Pedido de vista sem prazo para devolver
O regimento interno do Supremo estabelece prazos para que um ministro possa analisar um processo após pedir vista.
“O problema é que eles não são cumpridos”, diz Cattoni. “Qualquer
advogado nesse país dirá informalmente: prazo existe para as partes,
dificilmente para os juízes”. De acordo com ele, “há quem diga que as
partes não cobram os prazos por medo de se indispor com os juízes em uma
instância na qual isso pode ser desastroso, já que não se pode recorrer
a nenhuma corte superior”, afirma. Nestes casos, “se constrói uma
cultura entre o Ministério Público, juízes e advogados, na qual ninguém
cobra ninguém”.
Pereira, da FGV, afirma que esse problema poderia
ser resolvido com o cumprimento do regimento - 20 dias para cada pedido
de vista -, e a devolução imediata do processo após o término do prazo.
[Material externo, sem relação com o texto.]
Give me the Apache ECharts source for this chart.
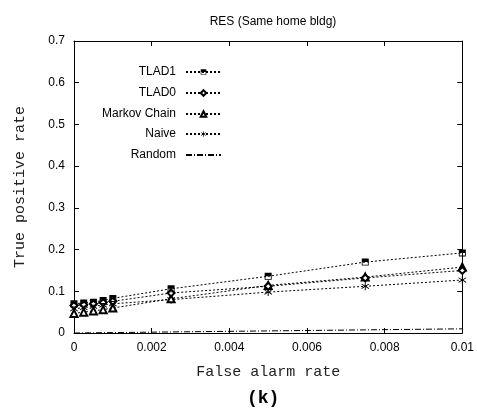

"Em um sistema como o nosso, em que os ministros estão entre iguais e
não há ninguém para obrigá-los a cumprir as normas, é preciso que eles
assumam responsabilidades individuais para cumprir os prazos do
regimento". De acordo com projeto Supremo em Números, da FGV-Rio, só 20%
dos processos são devolvidos no prazo.
Dalmo afirma que “é normal
que em casos mais complexos o julgador queira algum tempo extra para
fazer exame pormenorizado do processo”, mas que o que se vê no STF é a
“haja possibilidade de engavetamento de processos por meses”. Para o
jurista, o regimento interno da Corte é vago quanto aos prazos, por isso
haveria a necessidade de que fossem “fixadas normas regimentais mais
rígidas”.
Em nota, a assessoria do tribunal afirmou que "não
ocorrendo a devolução após o período, o presidente do Tribunal ou das
Turmas comunicará o ministro sobre o vencimento do prazo".
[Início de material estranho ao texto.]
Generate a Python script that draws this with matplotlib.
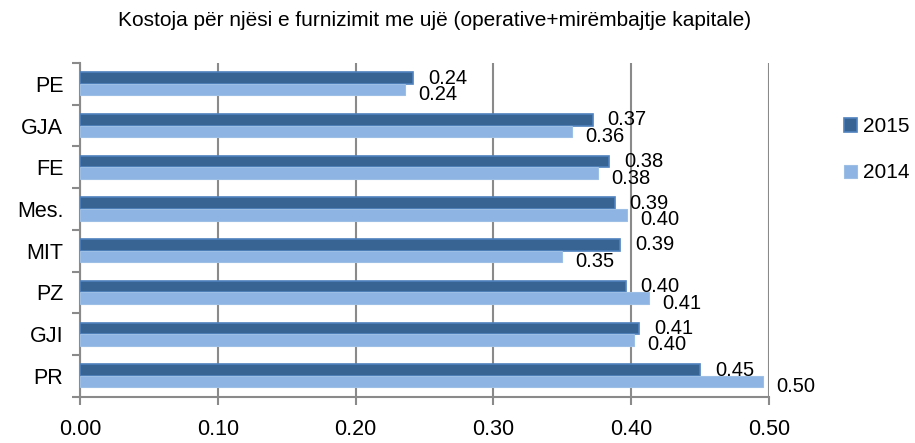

Antecipação de voto antes ou durante um processo
“Acho
a antecipação do voto maléfica. Deve ser sempre lembrada uma frase que
é: ‘juiz só fala nos autos”, diz Dallari, que ressalta, no entanto, que
isso é cada vez mais comum por parte de alguns ministros. “Juiz dando
entrevista, participando de reunião com políticos, isso é altamente
prejudicial para a preservação da independência do Judiciário e de sua
imagem, é uma prática negativa”, afirma. O jurista acredita, no entanto,
que essa deve ser “uma questão ética, não pode ser regimental, senão há
um cerceamento do direito do juiz. Ele precisa tomar consciência de
seus deveres”.
Cattoni afirma que a lei orgânica da magistratura
proíbe que o juiz antecipe seu voto, por entender que isso seria “uma
violação do dever funcional”. “Mas isso não é punido”, diz o professor.
Qualquer uma das partes que se sentir atingida pelas declarações de um
juiz pode pedir a suspeição ou impedimento do magistrado – que poderia
implicar no seu afastamento de determinado caso. “Um dos casos de
suspeição previsto na legislação é aquele em que o juiz se apresenta
publicamente como inimigo declarado de alguma das partes”, explica. Mas
novamente aqui a questão esbarra em um desejo de advogados e do MP de
não se indispor com os magistrados.
Em nota, a assessoria do
Supremo afirmou que é vedado aos juízes “manifestar, por qualquer meio
de comunicação, opinião sobre processo pendente de julgamento, seu ou de
outrem, ou juízo depreciativo sobre despachos, votos ou sentenças, de
órgãos judiciais, ressalvada a crítica nos autos e em obras técnicas ou
no exercício do magistério”. De acordo com o texto, a responsabilização
dos ministros do STF, "no caso de infrações de natureza
político-administrativa, compete ao Senado Federal".